Question

the lengths of pregnancies are normally distributed with a mean of 267 days and a standard deviation of 15 days. a. in a letter to an advice column, a wife claimed to have given birth 309 days after a brief visit from her husband, who was working in another country. find the probability of a pregnancy lasting 309 days or longer. what does the result suggest? b. if the length of pregnancy is in the lowest 2%, then the baby is premature. find the length that separates premature babies from those who are not considered premature. a. the probability that a pregnancy will last 309 days or longer is . (round to four decimal places as needed.)

Explanation:

Step1: Calculate the z - score

The formula for the z - score is $z=\frac{x-\mu}{\sigma}$, where $x = 309$ (the value of interest), $\mu=267$ (mean), and $\sigma = 15$ (standard deviation). So, $z=\frac{309 - 267}{15}=\frac{42}{15}=2.8$.

Step2: Find the probability

We want $P(X\geq309)$, which is equivalent to $P(Z\geq2.8)$ using the standard normal distribution.

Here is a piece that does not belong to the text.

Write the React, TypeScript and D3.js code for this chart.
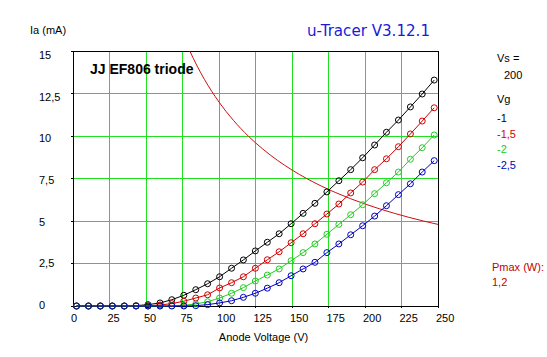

Since the total area under the standard - normal curve is 1, and $P(Z\geq z)=1 - P(Z < z)$. Looking up $P(Z < 2.8)$ in the standard - normal table, we find that $P(Z < 2.8)=0.9974$. So, $P(Z\geq2.8)=1 - 0.9974 = 0.0026$.

Step3: For part b, find the z - score corresponding to the lower 2%

We want to find the z - score $z$ such that $P(Z < z)=0.02$. Looking up in the standard - normal table (or using a calculator with a normal - distribution function), the z - score corresponding to a left - tail area of 0.02 is approximately $z=-2.05$.

Step4: Find the length of pregnancy

Using the z - score formula $z=\frac{x-\mu}{\sigma}$ and solving for $x$, we get $x=\mu+z\sigma$. Substituting $\mu = 267$, $z=-2.05$, and $\sigma = 15$, we have $x=267+(-2.05)\times15=267 - 30.75 = 236.25$.

Answer:

a. 0.0026
b. 236.25 days